───── Collected material
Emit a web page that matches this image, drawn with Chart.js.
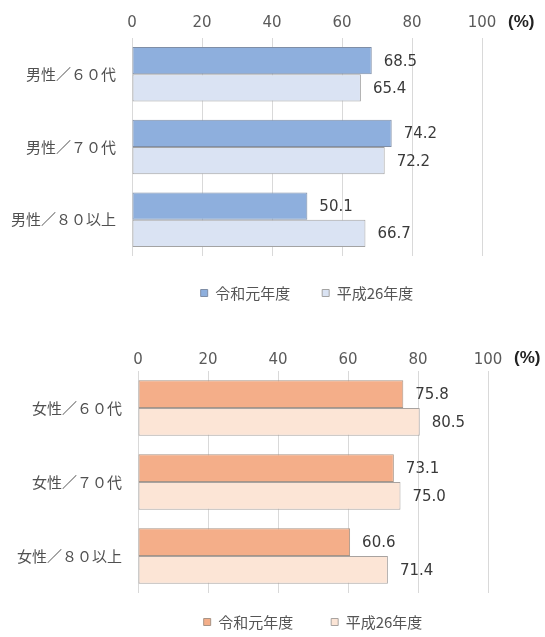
<!DOCTYPE html>
<html>
<head>
<meta charset="utf-8">
<script src="https://cdn.jsdelivr.net/npm/chart.js@4.4.1/dist/chart.umd.min.js"></script>
<style>
  html, body { margin: 0; padding: 0; background: #ffffff; }
  #wrap { position: relative; width: 545px; height: 637px; overflow: hidden; }
  .box { position: absolute; left: 0; width: 545px; }
  .pct { position: absolute; font-family: "Liberation Sans", Arial, sans-serif; font-weight: bold; font-size: 17px; line-height: 17px; color: #222; }
</style>
</head>
<body>
<div id="wrap">
  <div class="box" style="top:0px;height:320px;"><canvas id="male" width="545" height="320"></canvas></div>
  <div class="box" style="top:333px;height:304px;"><canvas id="female" width="545" height="304"></canvas></div>
  <div class="pct" style="left:508px;top:13px;">(%)</div>
  <div class="pct" style="left:514px;top:349px;">(%)</div>
</div>
<script>
// ---- data ----
const seriesNames = ['令和元年度', '平成26年度'];
const xTickValues = [0, 20, 40, 60, 80, 100];

const maleCategories = ['男性／６０代', '男性／７０代', '男性／８０以上'];
const maleReiwa1 = [68.5, 74.2, 50.1];
const maleHeisei26 = [65.4, 72.2, 66.7];

const femaleCategories = ['女性／６０代', '女性／７０代', '女性／８０以上'];
const femaleReiwa1 = [75.8, 73.1, 60.6];
const femaleHeisei26 = [80.5, 75.0, 71.4];

// ---- plugins ----
const valueLabels = {
  id: 'valueLabels',
  afterDatasetsDraw(chart, args, opts) {
    const ctx = chart.ctx;
    ctx.save();
    ctx.font = opts.font;
    ctx.fillStyle = opts.color;
    ctx.textAlign = 'left';
    ctx.textBaseline = 'middle';
    chart.data.datasets.forEach((ds, i) => {
      const meta = chart.getDatasetMeta(i);
      meta.data.forEach((bar, j) => {
        ctx.fillText(Number(ds.data[j]).toFixed(1), bar.x + opts.offset, bar.y + 1);
      });
    });
    ctx.restore();
  }
};

const legendPlacer = {
  id: 'legendPlacer',
  afterLayout(chart, args, opts) {
    const lg = chart.legend;
    if (!lg) return;
    const lab = lg.options.labels;
    const p = lab.padding;
    const ih = Math.max(lab.boxHeight || 0, (lab.font && lab.font.size) || 12);
    const h = p + ih + 14;
    lg.top = opts.centerY - p - ih / 2;
    lg.bottom = lg.top + h;
    lg.height = h;
    lg.left = chart.chartArea.left;
    lg.right = chart.chartArea.right;
    lg.width = lg.right - lg.left;
  }
};

function makeChart(id, cats, s1, s2, colors, cfg) {
  return new Chart(document.getElementById(id), {
    type: 'bar',
    data: {
      labels: cats,
      datasets: [
        { label: seriesNames[0], data: s1, backgroundColor: colors[0], borderColor: colors[2], borderWidth: 1, borderSkipped: false },
        { label: seriesNames[1], data: s2, backgroundColor: colors[1], borderColor: colors[3], borderWidth: 1, borderSkipped: false }
      ]
    },
    options: {
      indexAxis: 'y',
      responsive: false,
      animation: false,
      events: [],
      datasets: { bar: { categoryPercentage: 0.75, barPercentage: 1.0 } },
      layout: { padding: { left: 0, right: cfg.padRight, top: 0, bottom: cfg.padBottom } },
      scales: {
        x: {
          position: 'top',
          min: 0,
          max: 100,
          afterBuildTicks: (s) => { s.ticks = xTickValues.map(v => ({ value: v })); },
          afterFit: (s) => { s.height = cfg.axisTop; },
          grid: { color: '#d9d9d9', lineWidth: 1, drawTicks: false },
          border: { display: false },
          ticks: {
            padding: cfg.tickPad,
            color: '#5a5a5a',
            font: { family: 'DejaVu Sans', size: 15 }
          }
        },
        y: {
          afterFit: (s) => { s.width = cfg.axisLeft; },
          grid: { display: false },
          border: { display: false },
          ticks: {
            padding: 8,
            color: '#505050',
            font: { family: '"Noto Sans CJK JP", sans-serif', size: 15 }
          }
        }
      },
      plugins: {
        tooltip: { enabled: false },
        legend: {
          position: 'bottom',
          maxHeight: 20,
          labels: {
            boxWidth: 7,
            boxHeight: 7,
            padding: cfg.legendGap,
            color: '#555555',
            font: { family: '"Noto Sans CJK JP", sans-serif', size: 15 }
          }
        },
        legendPlacer: { centerY: cfg.legendY },
        valueLabels: { font: '15px "DejaVu Sans"', color: '#3a3a3a', offset: 12 }
      }
    },
    plugins: [valueLabels, legendPlacer]
  });
}

makeChart('male', maleCategories, maleReiwa1, maleHeisei26,
  ['#8eafdd', '#dae3f3', '#7f8ea6', '#a3a3a3'],
  { padRight: 63, padBottom: 44, axisTop: 38, axisLeft: 132, tickPad: 6, legendGap: 32, legendY: 293 });

makeChart('female', femaleCategories, femaleReiwa1, femaleHeisei26,
  ['#f4ae89', '#fce5d6', '#a89486', '#a8a3a0'],
  { padRight: 57, padBottom: 24, axisTop: 38, axisLeft: 138, tickPad: 2, legendGap: 38, legendY: 289 });
</script>
</body>
</html>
──────────
● Instructions to follow
Copy the listing exactly. Any image in it stays out of the copy.

● Response to the task
Emit a web page that matches this image, drawn with Chart.js.
<!DOCTYPE html>
<html>
<head>
<meta charset="utf-8">
<script src="https://cdn.jsdelivr.net/npm/chart.js@4.4.1/dist/chart.umd.min.js"></script>
<style>
  html, body { margin: 0; padding: 0; background: #ffffff; }
  #wrap { position: relative; width: 545px; height: 637px; overflow: hidden; }
  .box { position: absolute; left: 0; width: 545px; }
  .pct { position: absolute; font-family: "Liberation Sans", Arial, sans-serif; font-weight: bold; font-size: 17px; line-height: 17px; color: #222; }
</style>
</head>
<body>
<div id="wrap">
  <div class="box" style="top:0px;height:320px;"><canvas id="male" width="545" height="320"></canvas></div>
  <div class="box" style="top:333px;height:304px;"><canvas id="female" width="545" height="304"></canvas></div>
  <div class="pct" style="left:508px;top:13px;">(%)</div>
  <div class="pct" style="left:514px;top:349px;">(%)</div>
</div>
<script>
// ---- data ----
const seriesNames = ['令和元年度', '平成26年度'];
const xTickValues = [0, 20, 40, 60, 80, 100];

const maleCategories = ['男性／６０代', '男性／７０代', '男性／８０以上'];
const maleReiwa1 = [68.5, 74.2, 50.1];
const maleHeisei26 = [65.4, 72.2, 66.7];

const femaleCategories = ['女性／６０代', '女性／７０代', '女性／８０以上'];
const femaleReiwa1 = [75.8, 73.1, 60.6];
const femaleHeisei26 = [80.5, 75.0, 71.4];

// ---- plugins ----
const valueLabels = {
  id: 'valueLabels',
  afterDatasetsDraw(chart, args, opts) {
    const ctx = chart.ctx;
    ctx.save();
    ctx.font = opts.font;
    ctx.fillStyle = opts.color;
    ctx.textAlign = 'left';
    ctx.textBaseline = 'middle';
    chart.data.datasets.forEach((ds, i) => {
      const meta = chart.getDatasetMeta(i);
      meta.data.forEach((bar, j) => {
        ctx.fillText(Number(ds.data[j]).toFixed(1), bar.x + opts.offset, bar.y + 1);
      });
    });
    ctx.restore();
  }
};

const legendPlacer = {
  id: 'legendPlacer',
  afterLayout(chart, args, opts) {
    const lg = chart.legend;
    if (!lg) return;
    const lab = lg.options.labels;
    const p = lab.padding;
    const ih = Math.max(lab.boxHeight || 0, (lab.font && lab.font.size) || 12);
    const h = p + ih + 14;
    lg.top = opts.centerY - p - ih / 2;
    lg.bottom = lg.top + h;
    lg.height = h;
    lg.left = chart.chartArea.left;
    lg.right = chart.chartArea.right;
    lg.width = lg.right - lg.left;
  }
};

function makeChart(id, cats, s1, s2, colors, cfg) {
  return new Chart(document.getElementById(id), {
    type: 'bar',
    data: {
      labels: cats,
      datasets: [
        { label: seriesNames[0], data: s1, backgroundColor: colors[0], borderColor: colors[2], borderWidth: 1, borderSkipped: false },
        { label: seriesNames[1], data: s2, backgroundColor: colors[1], borderColor: colors[3], borderWidth: 1, borderSkipped: false }
      ]
    },
    options: {
      indexAxis: 'y',
      responsive: false,
      animation: false,
      events: [],
      datasets: { bar: { categoryPercentage: 0.75, barPercentage: 1.0 } },
      layout: { padding: { left: 0, right: cfg.padRight, top: 0, bottom: cfg.padBottom } },
      scales: {
        x: {
          position: 'top',
          min: 0,
          max: 100,
          afterBuildTicks: (s) => { s.ticks = xTickValues.map(v => ({ value: v })); },
          afterFit: (s) => { s.height = cfg.axisTop; },
          grid: { color: '#d9d9d9', lineWidth: 1, drawTicks: false },
          border: { display: false },
          ticks: {
            padding: cfg.tickPad,
            color: '#5a5a5a',
            font: { family: 'DejaVu Sans', size: 15 }
          }
        },
        y: {
          afterFit: (s) => { s.width = cfg.axisLeft; },
          grid: { display: false },
          border: { display: false },
          ticks: {
            padding: 8,
            color: '#505050',
            font: { family: '"Noto Sans CJK JP", sans-serif', size: 15 }
          }
        }
      },
      plugins: {
        tooltip: { enabled: false },
        legend: {
          position: 'bottom',
          maxHeight: 20,
          labels: {
            boxWidth: 7,
            boxHeight: 7,
            padding: cfg.legendGap,
            color: '#555555',
            font: { family: '"Noto Sans CJK JP", sans-serif', size: 15 }
          }
        },
        legendPlacer: { centerY: cfg.legendY },
        valueLabels: { font: '15px "DejaVu Sans"', color: '#3a3a3a', offset: 12 }
      }
    },
    plugins: [valueLabels, legendPlacer]
  });
}

makeChart('male', maleCategories, maleReiwa1, maleHeisei26,
  ['#8eafdd', '#dae3f3', '#7f8ea6', '#a3a3a3'],
  { padRight: 63, padBottom: 44, axisTop: 38, axisLeft: 132, tickPad: 6, legendGap: 32, legendY: 293 });

makeChart('female', femaleCategories, femaleReiwa1, femaleHeisei26,
  ['#f4ae89', '#fce5d6', '#a89486', '#a8a3a0'],
  { padRight: 57, padBottom: 24, axisTop: 38, axisLeft: 138, tickPad: 2, legendGap: 38, legendY: 289 });
</script>
</body>
</html>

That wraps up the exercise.